■ **Objective**
Starting at the first line of the data, print each line verbatim up to and including the line bearing "const yTicks = [0, 0.3, 0.6, 0.9, 1.2, 1.5];", omitting pictures.

■ **Recorded data**
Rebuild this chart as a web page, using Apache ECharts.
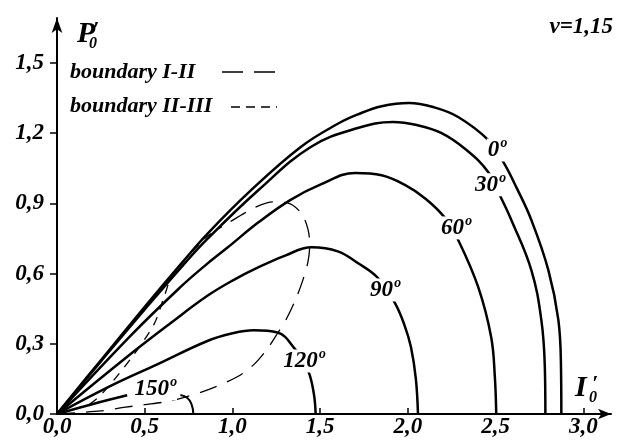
<!DOCTYPE html>
<html>
<head>
<meta charset="utf-8">
<script src="https://cdn.jsdelivr.net/npm/echarts@6/dist/echarts.min.js"></script>
<style>
  html, body { margin: 0; padding: 0; background: #fff; }
  #chart { width: 618px; height: 444px; }
</style>
</head>
<body>
<div id="chart"></div>
<script>
// Tick values for both axes
const xTicks = [0, 0.5, 1.0, 1.5, 2.0, 2.5, 3.0];
const yTicks = [0, 0.3, 0.6, 0.9, 1.2, 1.5];

// Power characteristics P'0(I'0) for different control angles, v = 1,15
const angleLabels = ['0º', '30º', '60º', '90º', '120º', '150º'];
const curve0 = [[0,0],[0.25,0.23],[0.5,0.458],[0.714,0.648],[0.857,0.77],[1.1,0.952],[1.389,1.141],[1.6,1.24],[1.714,1.28],[1.85,1.315],[2.006,1.329],[2.15,1.31],[2.286,1.269],[2.457,1.171],[2.543,1.077],[2.62,0.965],[2.703,0.829],[2.8,0.615],[2.857,0.402],[2.872,0.2],[2.874,0]];
const curve30 = [[0,0],[0.25,0.225],[0.5,0.447],[0.714,0.632],[0.857,0.748],[1.15,0.958],[1.446,1.141],[1.714,1.222],[1.914,1.248],[2.05,1.235],[2.189,1.201],[2.33,1.13],[2.457,1.034],[2.531,0.923],[2.589,0.829],[2.703,0.615],[2.76,0.402],[2.78,0.2],[2.783,0]];
const curve60 = [[0,0],[0.42,0.335],[0.7,0.54],[0.84,0.632],[0.97,0.71],[1.15,0.82],[1.331,0.915],[1.5,0.98],[1.7,1.03],[1.85,1.02],[1.98,0.98],[2.1,0.92],[2.211,0.838],[2.286,0.744],[2.4,0.543],[2.474,0.329],[2.495,0.16],[2.503,0]];
const curve90 = [[0,0],[0.4,0.245],[0.65,0.39],[0.857,0.505],[1.0,0.57],[1.143,0.625],[1.3,0.677],[1.45,0.712],[1.6,0.695],[1.714,0.645],[1.829,0.581],[1.926,0.474],[1.98,0.38],[2.017,0.286],[2.045,0.15],[2.057,0]];
const curve120 = [[0,0],[0.3,0.118],[0.571,0.212],[0.857,0.312],[1.0,0.345],[1.12,0.358],[1.257,0.348],[1.36,0.274],[1.407,0.22],[1.44,0.167],[1.465,0.08],[1.474,0]];
const curve150 = [[0,0],[0.2,0.042],[0.4,0.08]];

// Operating-mode boundaries
const boundary12 = [[0,0],[0.25,0.013],[0.38,0.028],[0.5,0.04],[0.61,0.051],[0.72,0.07],[0.874,0.107],[1.03,0.16],[1.12,0.21],[1.2,0.28],[1.257,0.345],[1.31,0.41],[1.36,0.49],[1.4,0.57],[1.43,0.65],[1.44,0.72],[1.43,0.79],[1.39,0.86],[1.31,0.903],[1.23,0.906],[1.12,0.88],[1.05,0.85],[0.94,0.8]];
const boundary23 = [[0,0],[0.19,0.045],[0.29,0.115],[0.44,0.256],[0.554,0.385],[0.61,0.5],[0.66,0.6],[0.75,0.675],[0.85,0.755],[0.94,0.8]];

// Angle mark near the 150º characteristic
const angleArc = [[0.703,0.081],[0.743,0.068],[0.766,0.043],[0.777,0]];

const FONT = "'Liberation Serif', 'Times New Roman', serif";
const labelFont = {
  fontFamily: FONT, fontWeight: 'bold', fontStyle: 'italic', fontSize: 23, color: '#000'
};

function fmt(v) { return v.toFixed(1).replace('.', ','); }

function solid(name, data, labelText, at) {
  return {
    name: name, type: 'line', data: data, smooth: 0.4, symbol: 'none', z: 3,
    lineStyle: { color: '#000', width: 2.5 },
    markPoint: {
      symbol: 'rect', symbolSize: 0, silent: true,
      label: Object.assign({ show: true, position: 'inside', formatter: labelText,
        backgroundColor: '#fff', padding: [0, 1] }, labelFont),
      data: [{ coord: at }]
    }
  };
}

const chart = echarts.init(document.getElementById('chart'), null, { renderer: 'canvas' });

chart.setOption({
  animation: false,
  backgroundColor: '#fff',
  grid: { left: 57, right: 7, top: 18, bottom: 30, containLabel: false },
  xAxis: {
    type: 'value', min: 0, max: 3.157,
    splitLine: { show: false },
    axisLine: { show: true, lineStyle: { color: '#000', width: 2 }, symbol: ['none', 'arrow'], symbolSize: [8, 13] },
    axisTick: { show: true, inside: true, length: 6, lineStyle: { color: '#000', width: 1.5 }, customValues: xTicks },
    axisLabel: Object.assign({ margin: 2, customValues: xTicks, formatter: fmt }, labelFont)
  },
  yAxis: {
    type: 'value', min: 0, max: 1.692,
    splitLine: { show: false },
    axisLine: { show: true, lineStyle: { color: '#000', width: 2 }, symbol: ['none', 'arrow'], symbolSize: [8, 15] },
    axisTick: { show: true, inside: false, length: 7, lineStyle: { color: '#000', width: 1.5 }, customValues: yTicks },
    axisLabel: Object.assign({ margin: 13, customValues: yTicks, formatter: fmt }, labelFont)
  },
  series: [
    {
      name: 'boundary I-II', type: 'line', data: boundary12, smooth: 0.3, symbol: 'none', z: 2,
      lineStyle: { color: '#000', width: 1.3, type: [18, 11] }
    },
    {
      name: 'boundary II-III', type: 'line', data: boundary23, smooth: 0.3, symbol: 'none', z: 2,
      lineStyle: { color: '#000', width: 1.3, type: [9, 8] }
    },
    solid('0', curve0, angleLabels[0], [2.507, 1.128]),
    solid('30', curve30, angleLabels[1], [2.467, 0.979]),
    solid('60', curve60, angleLabels[2], [2.274, 0.795]),
    solid('90', curve90, angleLabels[3], [1.869, 0.53]),
    solid('120', curve120, angleLabels[4], [1.407, 0.226]),
    solid('150', curve150, angleLabels[5], [0.56, 0.107]),
    {
      name: 'angle', type: 'line', data: angleArc, smooth: 0.5, symbol: 'none', z: 3,
      lineStyle: { color: '#000', width: 2 }
    }
  ],
  graphic: [
    // axis names
    { type: 'text', left: 77, top: 19, style: { text: 'P', font: "italic bold 30px " + FONT, fill: '#000' } },
    { type: 'text', left: 93, top: 19, style: { text: '′', font: "italic bold 22px " + FONT, fill: '#000' } },
    { type: 'text', left: 89, top: 36, style: { text: '0', font: "italic bold 16px " + FONT, fill: '#000' } },
    { type: 'text', left: 575, top: 373, style: { text: 'I', font: "italic bold 30px " + FONT, fill: '#000' } },
    { type: 'text', left: 592, top: 373, style: { text: '′', font: "italic bold 22px " + FONT, fill: '#000' } },
    { type: 'text', left: 589, top: 390, style: { text: '0', font: "italic bold 16px " + FONT, fill: '#000' } },
    // parameter
    { type: 'text', right: 5, top: 16, style: { text: 'ν=1,15', font: "italic bold 23px " + FONT, fill: '#000' } },
    // legend
    { type: 'text', left: 70, top: 61, style: { text: 'boundary I-II', font: "italic bold 22px " + FONT, fill: '#000' } },
    { type: 'text', left: 70, top: 95, style: { text: 'boundary II-III', font: "italic bold 22px " + FONT, fill: '#000' } },
    { type: 'line', shape: { x1: 222, y1: 72, x2: 277, y2: 72 }, style: { stroke: '#000', lineWidth: 1.3, lineDash: [21, 11] } },
    { type: 'line', shape: { x1: 231, y1: 107, x2: 277, y2: 107 }, style: { stroke: '#000', lineWidth: 1.3, lineDash: [9, 6] } }
  ]
});
</script>
</body>
</html>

■ **Reply**
Rebuild this chart as a web page, using Apache ECharts.
<!DOCTYPE html>
<html>
<head>
<meta charset="utf-8">
<script src="https://cdn.jsdelivr.net/npm/echarts@6/dist/echarts.min.js"></script>
<style>
  html, body { margin: 0; padding: 0; background: #fff; }
  #chart { width: 618px; height: 444px; }
</style>
</head>
<body>
<div id="chart"></div>
<script>
// Tick values for both axes
const xTicks = [0, 0.5, 1.0, 1.5, 2.0, 2.5, 3.0];
const yTicks = [0, 0.3, 0.6, 0.9, 1.2, 1.5];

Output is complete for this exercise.